Dr Ciara Kelly: 'Denial isn't all bad - it helps you to function and get through grief'
People mostly talk about denial - the second stage of grief that comes after shock and before anger - like it's a bad thing. "Oh, he's in denial about it," they'll say of someone who isn't dealing with their problems and is generally held to be avoiding, ignoring or running away from or not facing up to whatever it is they're going through.
But that doesn't take into account the fact that denial is a protective method the brain uses to cope with something that is difficult or very painful. When you're dealing with something particularly hard, the brain cleverly lets only a small bit of the pain through at a time. So you can cope with it and process it in a way that you simply can't if you're overwhelmed by the size of the problem or the severity of the emotional pain.
I read back recently on the piece I wrote after my mum died - people very kindly post it occasionally on things like Twitter, so it pops up in my feed - and it's clear to me from the numbness in it and the flatness of the tone that I was still in shock at that stage, but I think I'm proceeding right on track straight through to denial now.
But how do you know you are in denial - if you are in denial? I hear you ask cleverly. Well, you get teeny, tiny glimpses of it.
Like when I was on air with George Hook recently, dealing with a listener's query about having chest pain after the recent death of their father. "Of course, you're having chest pain and worrying about your own health," George and I agreed. "You've just lost your parent, that's huge! You must be very kind to yourself, you're going through a lot, it's really difficult," I said blithely without any insight about the fact that my own mother had died four weeks earlier.

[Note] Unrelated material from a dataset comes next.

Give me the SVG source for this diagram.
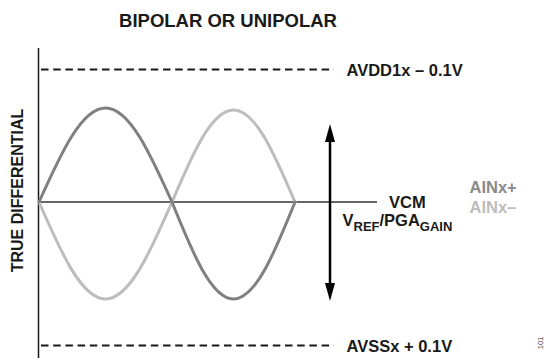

But then I kinda stopped and felt myself flush and I looked at George a bit bewildered as I realised I was in that same boat myself. He saw it and very kindly saved me from embarrassing myself by bursting into tears on air by changing the subject.
A similar thing happened in my surgery recently when I spent a consultation consoling someone struggling badly with the death of their mum. I listened and comforted them as best I could. And after about 20 minutes, when they were leaving, I said: "Look, I do know how you feel - my own mum died last month." And I could see them look at me slightly oddly - I was clearly so emotionally detached saying it.
But the penny really started to drop last weekend when I was remembering an incident last year when my mum had fallen and hit her head and I was talking about how scared we were she might have died at the time - but then thankfully she didn't. Except it dawned on me then that she subsequently had, which meant I found myself crying over coffee in a restaurant - much to the confusion of my waitress.
And again two days later when I heard that a pal of mine's mum had become quite unwell and I was thinking "Oh God, that's just awful for them all", and some little voice in my head said "Like it's awful for you?" And this time I found myself driving my car with tears streaming down my cheeks from nowhere.
The point is denial - which I now recognise I'm probably in - isn't all bad. Sometimes it helps you to function and get through what you couldn't get through without it.
But it also isn't impenetrable. And little by little, the wall of denial that you use to hold back the weight of grief you're experiencing develops cracks and bits start to filter through and be felt.
I guess the main thing is allowing yourself to start to feel them in your own good time - and not suppressing them until they build up and the whole wall comes crashing down at once and you get drowned in a flood of grief.
I've no idea really how I'm doing on that score - but I'm hoping it's going to be like a controllable trickle rather than some emotional tsunami.
Anyway, I think there may be some use in discussing grief in real time as I proceed through the stages. There's so many people in this same crappy club and it doesn't get discussed enough.
Next stop, of course, is anger… Don't say I didn't warn you.